One would think that to accrue even a passable understanding of the political history of Syria – let alone the histories of Jordan, Turkey, Iran and Iraq, US and Russian foreign policy, the historic schism between Shia and Sunni, the motives that drive the PYD and the PKK, the Ba'athists, the Jaysh al-Muwahhideen, the PLA, Hezbollah, the Grey Wolves, Hamas, Jaish al-Islam, Ahrar ash-Sham and Faylaq Al-Sham, the Kurdish tribes of Afrin, Kobane and Qamishli, the al-Nusra Front, Reconstrucción Comunista, Peshmerga etcetera, etcetera – one would require a short lifetime of utter indulgence in nought but the study at hand.
Yet a casual glance at the profiles of these opinionistas reveals they manage to squeeze in not just excursions to Sundance and the Ubud Writers Festival, but weekends languishing with Bon Iver albums and bloated binge sessions of How I Met Your Mother (seasons one to nine). The time-management alone is mind-boggling, and one can do little else but genuflect to the genius of western education.
Take this piece of footage, which emerged over the weekend, of Canadian journalist, Eva Bartlett, who claims to have spent the better part of the last few years covering the war in Syria. She makes some pretty strong claims – about the western media being wrong, about how the humanitarian group called The White Helmets are fakers, about how we’ve all been suckered by footage of Syrian war victims that have in fact been “recycled” – and she certainly seems to know what she’s talking about. But, sitting over here in the west, one really can’t possibly know for sure that Eve does know what she’s talking about, that her opinion isn’t tilted one way or another like everyone else’s. Sure, she’s there, on the ground in Syria, but so’s Bashar al-Assad, Abu Bakr al-Baghdadi and Sean MacFarland, and nobody trusts their words as gospel.
But the men and women of the Twitterverse don’t have such misgivings regarding Eva Bartlett, who’s been almost universally praised as a destroyer of lies and a dismantler of dills, the online audience applauding like school teachers for a pupil who’s passed a spelling bee, as if Eva’ s merely given voice to facts they already knew to be true. How do they know this stuff? Their foreknowledge of the news from Syria is so boundless they don’t have to check a damn thing once they’ve heard it, to the point where it’s a wonder they don’t miss something every now and then.

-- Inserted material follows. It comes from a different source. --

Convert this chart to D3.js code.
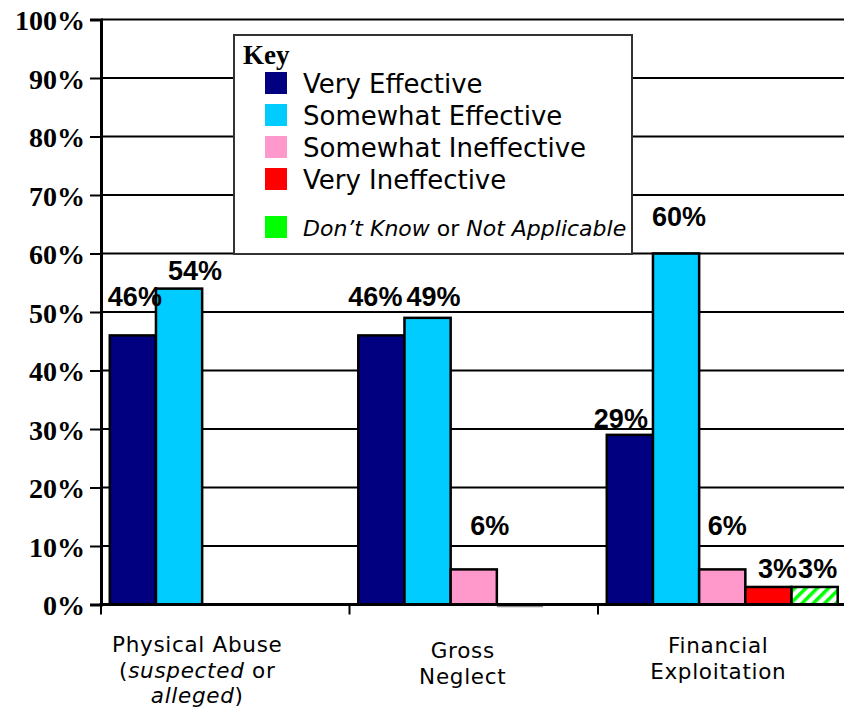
<!DOCTYPE html>
<html>
<head>
<meta charset="utf-8">
<script src="https://cdn.jsdelivr.net/npm/d3@7"></script>
<style>
  html, body { margin: 0; padding: 0; background: #fff; }
  svg { display: block; }
</style>
</head>
<body>
<svg id="chart" width="844" height="709"></svg>
<script>
// ---------------- DATA ----------------
const categories = ["Physical Abuse", "Gross Neglect", "Financial Exploitation"];
const seriesNames = ["Very Effective", "Somewhat Effective", "Somewhat Ineffective", "Very Ineffective", "Don\u2019t Know or Not Applicable"];
const veryEffective        = [46, 46, 29];
const somewhatEffective    = [54, 49, 60];
const somewhatIneffective  = [null, 6, 6];
const veryIneffective      = [null, 0, 3];
const dontKnow             = [null, null, 3];
const yTickValues = [0, 10, 20, 30, 40, 50, 60, 70, 80, 90, 100];

// ---------------- LAYOUT ----------------
const seriesValues = [veryEffective, somewhatEffective, somewhatIneffective, veryIneffective, dontKnow];
const colors = ["#000080", "#00CCFF", "#FF99CC", "#FF0000", "url(#hatch)"];
const svg = d3.select("#chart");

const y = d3.scaleLinear().domain([0, 100]).range([604.5, 19.5]);
const x0 = d3.scaleBand().domain(categories).range([101, 101 + 3 * 248.5]).paddingInner(0).paddingOuter(0);
const x1 = d3.scaleBand().domain(d3.range(seriesNames.length)).range([0, x0.bandwidth()]).paddingInner(0).paddingOuter(0.19);

// pattern
const defs = svg.append("defs");
const pat = defs.append("pattern").attr("id", "hatch").attr("patternUnits", "userSpaceOnUse")
  .attr("width", 8).attr("height", 8).attr("patternTransform", "rotate(45)");
pat.append("rect").attr("width", 8).attr("height", 8).attr("fill", "#fff");
pat.append("rect").attr("width", 3.5).attr("height", 8).attr("fill", "#00FF00");

// gridlines
svg.append("g").selectAll("line").data(yTickValues.filter(d => d > 0)).join("line")
  .attr("x1", 101).attr("x2", 844)
  .attr("y1", d => y(d)).attr("y2", d => y(d))
  .attr("stroke", "#000").attr("stroke-width", 2);

// bars
const barData = [];
categories.forEach((c, ci) => {
  seriesValues.forEach((arr, si) => {
    if (arr[ci] !== null && arr[ci] !== undefined) barData.push({ c, ci, si, v: arr[ci] });
  });
});

const gBars = svg.append("g");
gBars.selectAll("rect").data(barData.filter(d => d.v > 0)).join("rect")
  .attr("x", d => x0(d.c) + x1(d.si))
  .attr("y", d => y(d.v))
  .attr("width", x1.bandwidth())
  .attr("height", d => y(0) - y(d.v))
  .attr("fill", d => colors[d.si])
  .attr("stroke", "#000").attr("stroke-width", 2.5);

// y axis
const yAxis = d3.axisLeft(y).tickValues(yTickValues).tickSize(11).tickFormat(d => d + "%");
const gy = svg.append("g").attr("transform", "translate(101,0)").call(yAxis);
gy.select(".domain").attr("stroke", "#000").attr("stroke-width", 3);
gy.selectAll(".tick line").attr("stroke", "#000").attr("stroke-width", 2);
gy.selectAll(".tick text")
  .attr("x", -16).attr("dy", "0.37em")
  .attr("font-family", "'Liberation Serif', 'Times New Roman', serif")
  .attr("font-weight", "bold").attr("font-size", 28).attr("fill", "#000");

// x axis line & ticks
svg.append("line").attr("x1", 99.5).attr("x2", 844).attr("y1", y(0)).attr("y2", y(0))
  .attr("stroke", "#000").attr("stroke-width", 3);
svg.append("g").selectAll("line").data(categories).join("line")
  .attr("x1", d => x0(d)).attr("x2", d => x0(d))
  .attr("y1", y(0)).attr("y2", y(0) + 10)
  .attr("stroke", "#000").attr("stroke-width", 2);

// zero-height bars
gBars.selectAll("line.zero").data(barData.filter(d => d.v === 0)).join("line")
  .attr("class", "zero")
  .attr("x1", d => x0(d.c) + x1(d.si)).attr("x2", d => x0(d.c) + x1(d.si) + x1.bandwidth())
  .attr("y1", y(0) + 2).attr("y2", y(0) + 2)
  .attr("stroke", "#888").attr("stroke-width", 1.5);

// data labels (with nudges to mimic original placement)
const labelNudge = {
  "0-0": [2, -29], "0-1": [16, -9],
  "1-0": [-6, -29], "1-1": [6, -12], "1-2": [16, -34],
  "2-0": [-9, -7], "2-1": [3, -28], "2-2": [5, -34], "2-3": [9, -9], "2-4": [3, -9]
};
svg.append("g").selectAll("text").data(barData.filter(d => d.v > 0)).join("text")
  .attr("x", d => x0(d.c) + x1(d.si) + x1.bandwidth() / 2 + (labelNudge[d.ci + "-" + d.si] || [0, 0])[0])
  .attr("y", d => y(d.v) + (labelNudge[d.ci + "-" + d.si] || [0, -8])[1])
  .attr("text-anchor", "middle")
  .attr("font-family", "'Liberation Sans', Arial, sans-serif")
  .attr("font-weight", "bold").attr("font-size", 27).attr("fill", "#000")
  .text(d => d.v + "%");

// category labels
const catLines = [
  [[{t: "Physical Abuse"}], [{t: "("}, {t: "suspected", i: true}, {t: " or"}], [{t: "alleged", i: true}, {t: ")"}]],
  [[{t: "Gross"}], [{t: "Neglect"}]],
  [[{t: "Financial"}], [{t: "Exploitation"}]]
];
const catNudge = [-28, -11, -4];
const catFirstBaseline = [652, 658, 653];
categories.forEach((c, ci) => {
  const cx = x0(c) + x0.bandwidth() / 2 + catNudge[ci];
  catLines[ci].forEach((line, li) => {
    const t = svg.append("text")
      .attr("x", cx).attr("y", catFirstBaseline[ci] + li * 25.5)
      .attr("text-anchor", "middle")
      .attr("font-family", "'DejaVu Sans', Verdana, sans-serif")
      .attr("font-size", 21.5).attr("letter-spacing", 0.7).attr("fill", "#000");
    line.forEach(seg => t.append("tspan").attr("font-style", seg.i ? "italic" : "normal").text(seg.t));
  });
});

// legend
const lg = svg.append("g");
lg.append("rect").attr("x", 234).attr("y", 35).attr("width", 398).attr("height", 219)
  .attr("fill", "#fff").attr("stroke", "#333").attr("stroke-width", 2);
lg.append("text").attr("x", 243).attr("y", 64)
  .attr("font-family", "'Liberation Serif', 'Times New Roman', serif")
  .attr("font-weight", "bold").attr("font-size", 27).text("Key");
const legendRowY = [83, 115, 147, 179, 227];
seriesNames.forEach((s, si) => {
  const cy = legendRowY[si];
  lg.append("rect").attr("x", 265).attr("y", cy - 11).attr("width", 22).attr("height", 22)
    .attr("fill", si === 4 ? "#00FF00" : colors[si]);
  const t = lg.append("text").attr("x", 303).attr("y", cy + 10)
    .attr("font-family", "'DejaVu Sans', Verdana, sans-serif")
    .attr("font-size", si === 4 ? 22 : 26).attr("fill", "#000");
  if (si === 4) {
    t.attr("y", cy + 9);
    t.append("tspan").attr("font-style", "italic").text("Don\u2019t Know");
    t.append("tspan").text(" or ");
    t.append("tspan").attr("font-style", "italic").text("Not Applicable");
  } else {
    t.text(s);
  }
});
</script>
</body>
</html>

It’s a horrible shame, really, that such brilliant minds weren’t on the ground in Syria back in 2011, before the strife began, as they surely would have averted it. But it’s not too late for them to make a difference.
Aleppo is now in ruins, and there are those who presume it will take many years and billions of dollars to put it back together. One can always send money to the Red Cross – if one isn’t overly concerned about how much of the money will actually get there – but simply posting a bit of shrapnel seems a lightweight effort for the connoisseur of Syrian affairs.
Right now, there are people engaged in the rebuilding of Aleppo, and they desperately need hands and feet. There are several billion tonnes of debris – shattered steel and pulverised stone – that needs to be shifted pronto. There’s no new technology that makes this process any faster than the old human chain bucket brigade. An exquisite knowledge of Syrian politics and associated conflict zones surely wouldn’t go astray.
Those worried about what they leave behind shouldn’t bother. You won’t be missed.